November 21, 2019 / 11:14 AM / 23 days ago

More U.S. children die in mass shootings at home than at school: study

AUSTIN, Texas (Reuters) - Three out of four U.S. children and teenagers killed in mass shootings over the past decade were victims of domestic violence and generally died in their homes, according to a study released on Thursday by the gun control group Everytown. here

FILE PHOTO: A "wall of Demand" mural and video message created by Manuel Oliver, father of Joaquin Oliver, one of 17 people killed in the 2018 school shooting at Marjory Stoneman Douglas High School in Parkland, Florida, is seen shortly after it's unveiling on the one year anniversary of the mass shooting in New York City, New York, U.S., February 14, 2019. REUTERS/Mike Segar

While the specter of school shootings looms darkly in the minds of American parents who remember massacres in Newtown, Connecticut; Parkland, Florida, and around the country, the group’s review of shootings from 2009 through 2018 found that far more children were killed in their own homes.

“These are not random acts of violence, yet people have the perception that the killings come out of nowhere,” said Sarah Burd-Sharps, Everytown’s research director. “That is simply not the truth.”

The Everytown report, based on police and court records as well as media reports, found that 54% of mass shootings involved the shooter killing a family member or an intimate partner.

A total of 1,121 people were killed in 194 mass shootings in the decade examined, and one-third of those were children or teenagers.

Nearly two-thirds of all mass shootings took place entirely inside homes, the study found.

Burd-Sharps said Everytown hoped its report would help the public gain more understanding about the statistical realities of mass shootings, which it defines as an incident in which at least four people are killed, excluding the shooter.

The federal government and other groups set a lower threshold for what constitutes a mass shooting.
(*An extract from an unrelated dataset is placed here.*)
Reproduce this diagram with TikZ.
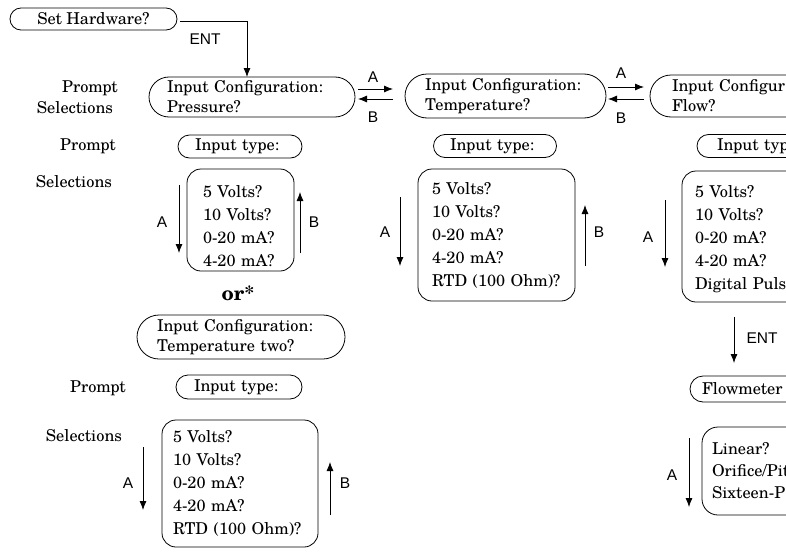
\documentclass[tikz,border=0pt]{standalone}
\usepackage{fontspec}
\setmainfont{texgyreschola-regular.otf}[BoldFont=texgyreschola-bold.otf]
\newfontfamily\labfont{Liberation Sans}
\usetikzlibrary{arrows.meta}
\begin{document}
\begin{tikzpicture}[x=1pt,y=-1pt,
  every node/.style={inner sep=0pt, outer sep=0pt},
  sf/.style={font=\fontsize{16.3}{20}\selectfont},
  stad/.style={draw, line width=0.8pt, rectangle, sf, align=left},
  selbox/.style={draw, line width=0.8pt, rectangle, rounded corners=14pt, align=left, font=\fontsize{16.3}{23}\selectfont},
  lab/.style={font=\labfont\fontsize{15.5}{18}\selectfont},
  arr/.style={line width=0.8pt, -{Latex[length=9pt,width=7pt]}},
]
\useasboundingbox (0,0) rectangle (786,551);
\clip (0,0) rectangle (786,551);

% row labels
\node[sf] (p1) at (90,88) {Prompt};
\node[sf] (s1) at (75,108) {Selections};
\node[sf] (p2) at (88,146) {Prompt};
\node[sf] (s2) at (74,182) {Selections};
\node[sf] (p3) at (98,388) {Prompt};
\node[sf] (s3) at (84,436) {Selections};

% top
\node[stad, align=center, rounded corners=11pt, minimum width=167pt, minimum height=22pt] (sethw) at (93.5,19) {Set Hardware?};

\node[stad, rounded corners=20pt, text width=170pt, inner xsep=18pt, minimum height=40pt] (press) at (252,97) {Input Configuration:\\Pressure?};
\node[stad, rounded corners=22pt, text width=161pt, inner xsep=20pt, minimum height=44pt] (temp) at (505.5,96) {Input Configuration:\\Temperature?};
\node[stad, rounded corners=21pt, text width=180pt, inner xsep=22pt, minimum height=42pt] (flow) at (762,96) {Input Configur\\Flow?};

\draw[arr] ([shift={(3pt,-2.5pt)}]sethw.east) -| ([xshift=-5pt]press.north);
\node[lab] (ent1) at (205,39) {ENT};

\draw[arr] ([shift={(3pt,8pt)}]press.east) -- ([shift={(-12pt,7pt)}]temp.west);
\draw[arr] ([shift={(-12pt,-3pt)}]temp.west) -- ([shift={(3pt,-2pt)}]press.east);
\node[lab] (a1) at (373,77) {A};
\node[lab] (b1) at (373,117) {B};
\draw[arr] ([shift={(2pt,9pt)}]temp.east) -- ([shift={(-6pt,9pt)}]flow.west);
\draw[arr] ([shift={(-6pt,-3pt)}]flow.west) -- ([shift={(2pt,-3pt)}]temp.east);
\node[lab] (a2) at (621,73) {A};
\node[lab] (b2) at (621,118) {B};

% input type prompts
\node[stad, rounded corners=11.5pt, text width=90pt, inner xsep=17pt, minimum height=23pt] (pin) at (240,146.5) {Input type:};
\node[stad, rounded corners=11.5pt, text width=90pt, inner xsep=16.5pt, minimum height=23pt] (tin) at (495,146) {Input type:};
\node[stad, rounded corners=11.5pt, text width=90pt, inner xsep=20pt, minimum height=23pt] (fin) at (762,146) {Input typ};

% selection boxes
\node[selbox, text width=75pt, inner xsep=16pt, minimum height=102pt] (psel) at (240.5,220) {\rule{0pt}{24pt}5 Volts?\\10 Volts?\\0-20 mA?\\4-20 mA?};
\node[selbox, text width=129pt, inner xsep=14pt, minimum height=132pt] (tsel) at (496.5,235) {5 Volts?\\10 Volts?\\0-20 mA?\\4-20 mA?\\RTD (100 Ohm)?};
\node[selbox, text width=140pt, inner xsep=13pt, minimum height=131pt] (fsel) at (765,236.5) {\rule{0pt}{17pt}5 Volts?\\10 Volts?\\0-20 mA?\\4-20 mA?\\Digital Puls};

% side arrows
\coordinate (pA1) at (179,185); \coordinate (pA2) at (179,253);
\draw[arr] (pA1) -- (pA2);
\node[lab] (pAl) at (162,222) {A};
\coordinate (pB1) at (300,253); \coordinate (pB2) at (300,192);
\draw[arr] (pB1) -- (pB2);
\node[lab] (pBl) at (314,222) {B};

\coordinate (tA1) at (400,197); \coordinate (tA2) at (400,266);
\draw[arr] (tA1) -- (tA2);
\node[lab] (tAl) at (385,232) {A};
\coordinate (tB1) at (585,266); \coordinate (tB2) at (585,205);
\draw[arr] (tB1) -- (tB2);
\node[lab] (tBl) at (599,232) {B};

\coordinate (fA1) at (665,200); \coordinate (fA2) at (665,267);
\draw[arr] (fA1) -- (fA2);
\node[lab] (fAl) at (648,237) {A};

% or*
\node[font=\bfseries\fontsize{20}{24}\selectfont] (or) at (238,293) {or*};

% temperature two
\node[stad, rounded corners=22pt, text width=168pt, inner xsep=20pt, minimum height=44pt] (temp2) at (241,337) {Input Configuration:\\Temperature two?};
\node[stad, rounded corners=12pt, text width=90pt, inner xsep=18pt, minimum height=24pt] (lin) at (239,387) {Input type:};
\node[selbox, text width=134pt, inner xsep=11pt, minimum height=127pt] (lsel) at (240,483.5) {5 Volts?\\10 Volts?\\0-20 mA?\\4-20 mA?\\RTD (100 Ohm)?};
\coordinate (lA1) at (143,447); \coordinate (lA2) at (143,510);
\draw[arr] (lA1) -- (lA2);
\node[lab] (lAl) at (128,483) {A};
\coordinate (lB1) at (330,515); \coordinate (lB2) at (330,462);
\draw[arr] (lB1) -- (lB2);
\node[lab] (lBl) at (345,483) {B};

% flowmeter
\node[stad, rounded corners=13pt, text width=130pt, inner xsep=12pt, minimum height=26pt] (fmeter) at (767,389) {Flowmeter};
\draw[arr] ([shift={(-31pt,-15pt)}]fsel.south) -- ([shift={(-33pt,13pt)}]fmeter.north);
\node[lab] (ent2) at (762,338) {ENT};
\node[selbox, rounded corners=16pt, text width=120pt, inner xsep=10pt, minimum height=88pt, font=\fontsize{16.3}{22}\selectfont] (fmsel) at (772,471) {Linear?\\Orifice/Pit\\Sixteen-P};
\coordinate (mA1) at (689,438); \coordinate (mA2) at (689,507);
\draw[arr] (mA1) -- (mA2);
\node[lab] (mAl) at (672,475) {A};
\end{tikzpicture}
\end{document}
Those definitions can result in higher totals than Everytown’s count.

Only 1% of the nearly 35,000 gun deaths averaged in the United States each year in the past decade involved mass shootings, but Burd-Sharps said she believed public interest in them could help propel gun-safety legislation that could cut gun deaths across the board.

At the top of Everytown’s wish list was a “red flag” law that would allow family members or law enforcement officers to petition a judge to seize firearms from a person they think is a threat to themselves or others.

The group also believed a comprehensive federal law requiring background checks on all gun sales would quickly be effective in decreasing gun deaths.

The link between domestic violence in mass shootings was seen this week in San Diego, California, when a man who had a restraining order against him killed his wife and three of their four young sons before taking his own life.

“When you look at all these cases of kids who lost their lives, if some family member had been able to heed the warning signs and temporarily had guns removed from the home, many of those children would still be alive,” Burd-Sharps said.